Data for this task:
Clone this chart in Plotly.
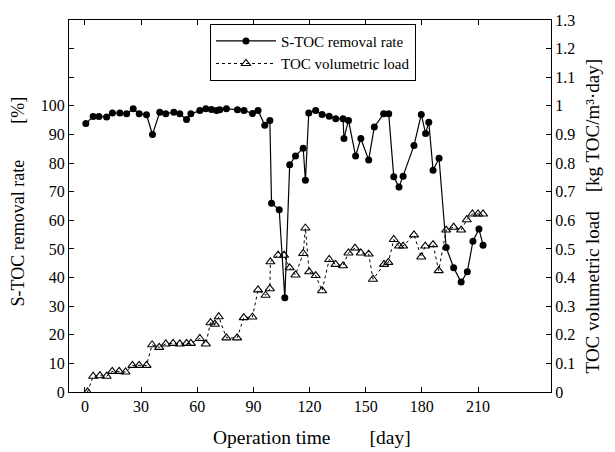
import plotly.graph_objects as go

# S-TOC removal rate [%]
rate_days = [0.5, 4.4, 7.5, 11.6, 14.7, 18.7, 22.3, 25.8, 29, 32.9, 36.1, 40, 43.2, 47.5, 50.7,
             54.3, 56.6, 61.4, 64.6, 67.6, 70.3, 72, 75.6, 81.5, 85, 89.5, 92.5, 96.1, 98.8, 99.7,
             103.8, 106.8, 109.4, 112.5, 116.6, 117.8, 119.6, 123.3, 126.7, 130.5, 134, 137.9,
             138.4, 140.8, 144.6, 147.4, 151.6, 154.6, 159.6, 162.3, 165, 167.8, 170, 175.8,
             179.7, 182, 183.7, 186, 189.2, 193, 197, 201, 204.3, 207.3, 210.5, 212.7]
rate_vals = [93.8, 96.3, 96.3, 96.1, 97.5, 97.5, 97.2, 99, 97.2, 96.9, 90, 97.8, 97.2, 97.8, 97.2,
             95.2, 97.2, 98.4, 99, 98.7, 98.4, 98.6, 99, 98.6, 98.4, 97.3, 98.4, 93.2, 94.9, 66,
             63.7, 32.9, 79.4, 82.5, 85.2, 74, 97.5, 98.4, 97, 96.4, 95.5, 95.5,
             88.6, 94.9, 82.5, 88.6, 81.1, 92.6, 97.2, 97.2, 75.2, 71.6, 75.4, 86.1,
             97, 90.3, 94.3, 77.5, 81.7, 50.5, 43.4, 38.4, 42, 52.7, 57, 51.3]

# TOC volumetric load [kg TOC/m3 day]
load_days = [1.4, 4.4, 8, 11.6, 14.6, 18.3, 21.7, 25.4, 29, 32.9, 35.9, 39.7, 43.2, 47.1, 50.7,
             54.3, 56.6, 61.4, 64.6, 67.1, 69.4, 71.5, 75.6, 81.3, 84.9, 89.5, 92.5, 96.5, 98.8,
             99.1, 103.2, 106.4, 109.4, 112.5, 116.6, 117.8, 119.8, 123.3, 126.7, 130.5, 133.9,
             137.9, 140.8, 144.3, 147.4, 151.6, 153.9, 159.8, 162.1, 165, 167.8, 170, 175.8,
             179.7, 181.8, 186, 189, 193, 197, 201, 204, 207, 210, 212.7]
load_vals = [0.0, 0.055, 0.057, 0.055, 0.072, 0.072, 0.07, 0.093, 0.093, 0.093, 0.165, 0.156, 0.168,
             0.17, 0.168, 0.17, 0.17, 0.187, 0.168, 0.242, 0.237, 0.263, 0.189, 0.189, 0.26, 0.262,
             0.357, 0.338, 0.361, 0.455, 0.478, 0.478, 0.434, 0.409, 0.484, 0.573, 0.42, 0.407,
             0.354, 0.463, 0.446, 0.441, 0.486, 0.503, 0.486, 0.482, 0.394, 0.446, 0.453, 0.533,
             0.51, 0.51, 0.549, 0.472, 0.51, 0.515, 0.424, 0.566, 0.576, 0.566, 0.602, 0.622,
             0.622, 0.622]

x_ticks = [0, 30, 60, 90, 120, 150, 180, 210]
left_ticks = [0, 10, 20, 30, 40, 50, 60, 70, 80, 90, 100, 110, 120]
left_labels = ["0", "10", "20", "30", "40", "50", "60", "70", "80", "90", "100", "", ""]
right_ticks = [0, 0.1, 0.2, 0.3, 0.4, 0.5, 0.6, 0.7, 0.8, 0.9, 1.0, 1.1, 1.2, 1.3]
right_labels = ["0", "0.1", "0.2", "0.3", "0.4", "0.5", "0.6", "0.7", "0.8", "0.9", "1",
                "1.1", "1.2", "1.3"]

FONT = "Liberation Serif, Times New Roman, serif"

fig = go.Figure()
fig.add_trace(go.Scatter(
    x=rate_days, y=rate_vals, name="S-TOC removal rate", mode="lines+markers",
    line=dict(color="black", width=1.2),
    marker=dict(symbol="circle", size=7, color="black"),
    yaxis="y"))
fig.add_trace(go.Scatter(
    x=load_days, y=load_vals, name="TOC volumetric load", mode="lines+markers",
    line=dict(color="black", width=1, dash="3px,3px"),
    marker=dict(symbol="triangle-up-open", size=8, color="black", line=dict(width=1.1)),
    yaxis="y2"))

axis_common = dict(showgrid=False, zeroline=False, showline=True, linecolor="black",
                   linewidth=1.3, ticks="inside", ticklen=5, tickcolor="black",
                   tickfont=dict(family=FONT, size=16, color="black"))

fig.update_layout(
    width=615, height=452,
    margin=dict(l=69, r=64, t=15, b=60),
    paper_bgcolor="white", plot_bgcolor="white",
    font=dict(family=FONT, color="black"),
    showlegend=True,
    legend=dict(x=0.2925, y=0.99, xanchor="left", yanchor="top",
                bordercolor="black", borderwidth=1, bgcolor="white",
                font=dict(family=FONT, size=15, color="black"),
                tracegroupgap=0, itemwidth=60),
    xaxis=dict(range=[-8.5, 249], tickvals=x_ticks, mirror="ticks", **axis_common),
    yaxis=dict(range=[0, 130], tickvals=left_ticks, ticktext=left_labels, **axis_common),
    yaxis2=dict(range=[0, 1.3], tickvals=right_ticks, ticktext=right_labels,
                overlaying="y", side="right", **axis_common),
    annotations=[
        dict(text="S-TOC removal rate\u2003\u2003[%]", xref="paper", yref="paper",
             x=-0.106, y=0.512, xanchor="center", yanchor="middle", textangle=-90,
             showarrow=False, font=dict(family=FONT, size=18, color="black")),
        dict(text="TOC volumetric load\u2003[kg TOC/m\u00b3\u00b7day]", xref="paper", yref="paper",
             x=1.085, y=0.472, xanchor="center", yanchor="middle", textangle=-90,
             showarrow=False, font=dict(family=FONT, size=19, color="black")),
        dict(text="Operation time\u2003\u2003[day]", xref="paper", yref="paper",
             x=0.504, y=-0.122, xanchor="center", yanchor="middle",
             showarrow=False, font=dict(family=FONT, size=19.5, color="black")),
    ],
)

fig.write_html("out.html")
--
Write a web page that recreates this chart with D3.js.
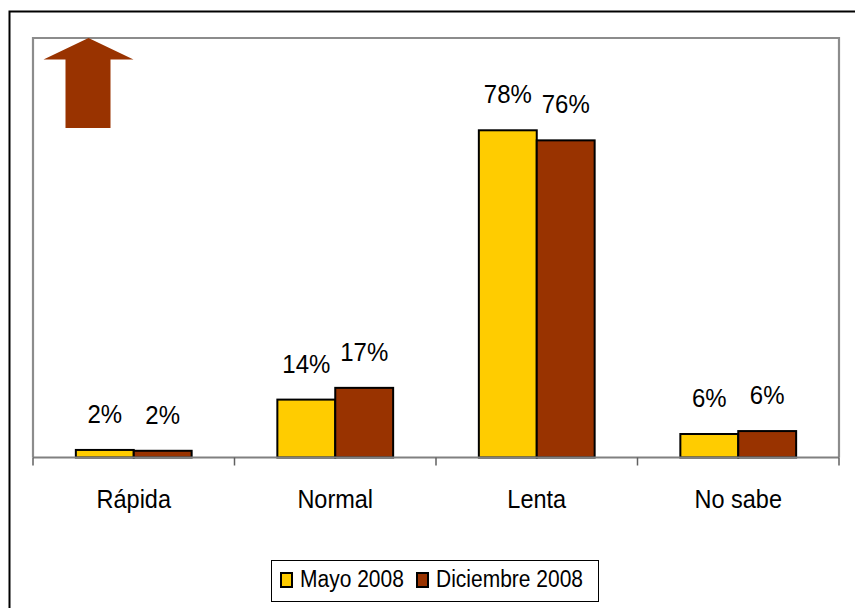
--
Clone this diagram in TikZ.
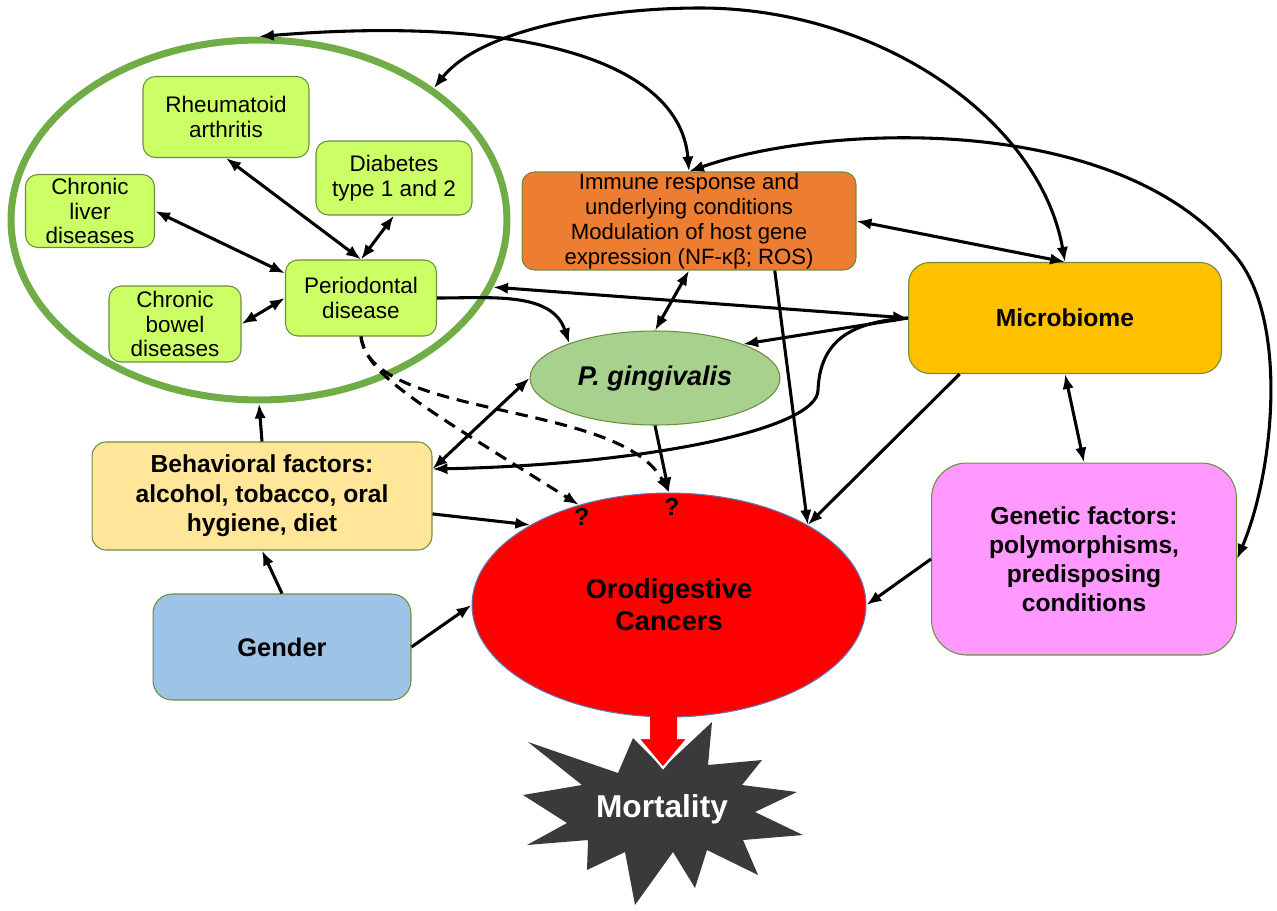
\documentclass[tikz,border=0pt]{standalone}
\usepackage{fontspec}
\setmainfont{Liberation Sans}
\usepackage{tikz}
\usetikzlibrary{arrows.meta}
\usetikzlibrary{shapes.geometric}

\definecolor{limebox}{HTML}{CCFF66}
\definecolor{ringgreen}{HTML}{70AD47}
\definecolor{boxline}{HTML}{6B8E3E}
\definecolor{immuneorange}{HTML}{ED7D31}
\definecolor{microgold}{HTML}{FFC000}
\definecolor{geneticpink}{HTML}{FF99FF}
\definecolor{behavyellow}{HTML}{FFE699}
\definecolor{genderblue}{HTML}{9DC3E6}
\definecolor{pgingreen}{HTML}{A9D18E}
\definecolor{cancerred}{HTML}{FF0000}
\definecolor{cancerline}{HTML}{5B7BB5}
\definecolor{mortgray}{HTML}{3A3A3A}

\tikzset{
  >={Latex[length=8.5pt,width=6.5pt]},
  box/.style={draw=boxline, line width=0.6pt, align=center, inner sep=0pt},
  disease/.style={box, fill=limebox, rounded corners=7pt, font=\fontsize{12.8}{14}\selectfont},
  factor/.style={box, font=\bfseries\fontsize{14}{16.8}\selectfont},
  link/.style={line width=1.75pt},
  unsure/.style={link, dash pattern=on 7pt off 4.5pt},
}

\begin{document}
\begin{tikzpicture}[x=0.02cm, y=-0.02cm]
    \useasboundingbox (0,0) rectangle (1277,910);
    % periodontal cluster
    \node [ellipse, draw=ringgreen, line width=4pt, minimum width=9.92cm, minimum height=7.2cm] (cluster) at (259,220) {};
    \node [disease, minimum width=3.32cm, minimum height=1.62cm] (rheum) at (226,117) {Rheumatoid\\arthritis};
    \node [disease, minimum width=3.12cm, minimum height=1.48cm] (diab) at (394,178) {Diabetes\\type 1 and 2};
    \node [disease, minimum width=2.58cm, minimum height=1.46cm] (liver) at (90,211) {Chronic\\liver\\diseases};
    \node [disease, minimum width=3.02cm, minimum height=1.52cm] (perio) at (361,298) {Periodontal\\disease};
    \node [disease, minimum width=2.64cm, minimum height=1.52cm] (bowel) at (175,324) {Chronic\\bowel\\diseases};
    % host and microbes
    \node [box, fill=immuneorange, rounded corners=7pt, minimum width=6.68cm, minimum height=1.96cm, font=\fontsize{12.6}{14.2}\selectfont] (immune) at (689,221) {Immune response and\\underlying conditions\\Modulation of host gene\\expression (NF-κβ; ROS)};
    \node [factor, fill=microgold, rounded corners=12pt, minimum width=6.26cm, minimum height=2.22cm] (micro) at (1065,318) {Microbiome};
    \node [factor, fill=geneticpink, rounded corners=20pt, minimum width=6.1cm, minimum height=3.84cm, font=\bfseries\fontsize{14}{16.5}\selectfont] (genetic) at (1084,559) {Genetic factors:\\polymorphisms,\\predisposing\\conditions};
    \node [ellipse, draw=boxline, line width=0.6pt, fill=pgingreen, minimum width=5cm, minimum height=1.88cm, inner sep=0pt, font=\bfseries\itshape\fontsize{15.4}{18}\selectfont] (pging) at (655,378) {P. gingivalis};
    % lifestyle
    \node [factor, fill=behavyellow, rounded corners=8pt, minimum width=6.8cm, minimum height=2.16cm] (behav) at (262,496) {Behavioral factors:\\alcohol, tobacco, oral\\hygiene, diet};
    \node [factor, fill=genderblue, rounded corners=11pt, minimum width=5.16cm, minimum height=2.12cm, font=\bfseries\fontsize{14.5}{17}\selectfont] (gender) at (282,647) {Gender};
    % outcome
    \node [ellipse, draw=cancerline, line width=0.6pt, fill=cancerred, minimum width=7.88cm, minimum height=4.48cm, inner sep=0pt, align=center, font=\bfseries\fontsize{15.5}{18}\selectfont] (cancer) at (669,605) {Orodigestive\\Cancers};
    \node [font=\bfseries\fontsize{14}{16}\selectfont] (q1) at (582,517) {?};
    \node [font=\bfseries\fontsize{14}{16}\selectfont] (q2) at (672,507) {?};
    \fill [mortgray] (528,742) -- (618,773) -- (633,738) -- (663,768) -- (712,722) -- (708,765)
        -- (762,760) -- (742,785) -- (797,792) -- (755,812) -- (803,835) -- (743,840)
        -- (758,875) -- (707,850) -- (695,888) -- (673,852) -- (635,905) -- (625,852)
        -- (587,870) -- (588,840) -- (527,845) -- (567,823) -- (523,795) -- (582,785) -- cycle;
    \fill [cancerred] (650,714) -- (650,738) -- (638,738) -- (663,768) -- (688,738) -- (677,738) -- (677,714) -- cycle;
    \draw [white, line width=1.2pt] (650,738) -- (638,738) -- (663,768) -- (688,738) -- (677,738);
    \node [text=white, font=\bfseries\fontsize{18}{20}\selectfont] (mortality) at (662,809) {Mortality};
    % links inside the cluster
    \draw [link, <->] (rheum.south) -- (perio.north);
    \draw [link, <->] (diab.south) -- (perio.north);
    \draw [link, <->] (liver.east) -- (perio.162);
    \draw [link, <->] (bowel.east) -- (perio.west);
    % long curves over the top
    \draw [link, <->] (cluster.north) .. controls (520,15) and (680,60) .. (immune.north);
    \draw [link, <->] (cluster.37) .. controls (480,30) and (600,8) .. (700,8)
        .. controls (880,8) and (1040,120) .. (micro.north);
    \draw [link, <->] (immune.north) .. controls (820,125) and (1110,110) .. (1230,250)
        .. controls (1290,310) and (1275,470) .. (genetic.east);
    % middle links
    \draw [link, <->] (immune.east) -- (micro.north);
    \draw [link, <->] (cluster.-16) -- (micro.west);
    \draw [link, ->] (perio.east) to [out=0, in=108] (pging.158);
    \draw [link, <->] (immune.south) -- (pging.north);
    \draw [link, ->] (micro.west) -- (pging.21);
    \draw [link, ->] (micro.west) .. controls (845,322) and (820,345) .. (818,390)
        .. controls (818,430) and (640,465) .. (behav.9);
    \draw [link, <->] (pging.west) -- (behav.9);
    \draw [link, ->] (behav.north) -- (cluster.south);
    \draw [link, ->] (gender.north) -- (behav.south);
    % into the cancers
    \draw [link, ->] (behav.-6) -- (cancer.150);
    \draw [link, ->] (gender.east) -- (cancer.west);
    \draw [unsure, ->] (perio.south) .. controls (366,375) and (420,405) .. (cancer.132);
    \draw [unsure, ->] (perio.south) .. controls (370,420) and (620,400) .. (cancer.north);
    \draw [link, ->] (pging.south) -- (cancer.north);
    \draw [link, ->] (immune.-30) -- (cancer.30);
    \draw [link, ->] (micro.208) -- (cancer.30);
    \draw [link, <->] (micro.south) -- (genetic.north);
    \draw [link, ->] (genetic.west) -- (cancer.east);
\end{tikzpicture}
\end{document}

Given instruction:
Set down exactly the lines above, from the line containing "Clone this chart in Plotly." through the line containing "52.7, 57, 51.3]". Skip the pictures.

Correct result:
Clone this chart in Plotly.
import plotly.graph_objects as go

# S-TOC removal rate [%]
rate_days = [0.5, 4.4, 7.5, 11.6, 14.7, 18.7, 22.3, 25.8, 29, 32.9, 36.1, 40, 43.2, 47.5, 50.7,
             54.3, 56.6, 61.4, 64.6, 67.6, 70.3, 72, 75.6, 81.5, 85, 89.5, 92.5, 96.1, 98.8, 99.7,
             103.8, 106.8, 109.4, 112.5, 116.6, 117.8, 119.6, 123.3, 126.7, 130.5, 134, 137.9,
             138.4, 140.8, 144.6, 147.4, 151.6, 154.6, 159.6, 162.3, 165, 167.8, 170, 175.8,
             179.7, 182, 183.7, 186, 189.2, 193, 197, 201, 204.3, 207.3, 210.5, 212.7]
rate_vals = [93.8, 96.3, 96.3, 96.1, 97.5, 97.5, 97.2, 99, 97.2, 96.9, 90, 97.8, 97.2, 97.8, 97.2,
             95.2, 97.2, 98.4, 99, 98.7, 98.4, 98.6, 99, 98.6, 98.4, 97.3, 98.4, 93.2, 94.9, 66,
             63.7, 32.9, 79.4, 82.5, 85.2, 74, 97.5, 98.4, 97, 96.4, 95.5, 95.5,
             88.6, 94.9, 82.5, 88.6, 81.1, 92.6, 97.2, 97.2, 75.2, 71.6, 75.4, 86.1,
             97, 90.3, 94.3, 77.5, 81.7, 50.5, 43.4, 38.4, 42, 52.7, 57, 51.3]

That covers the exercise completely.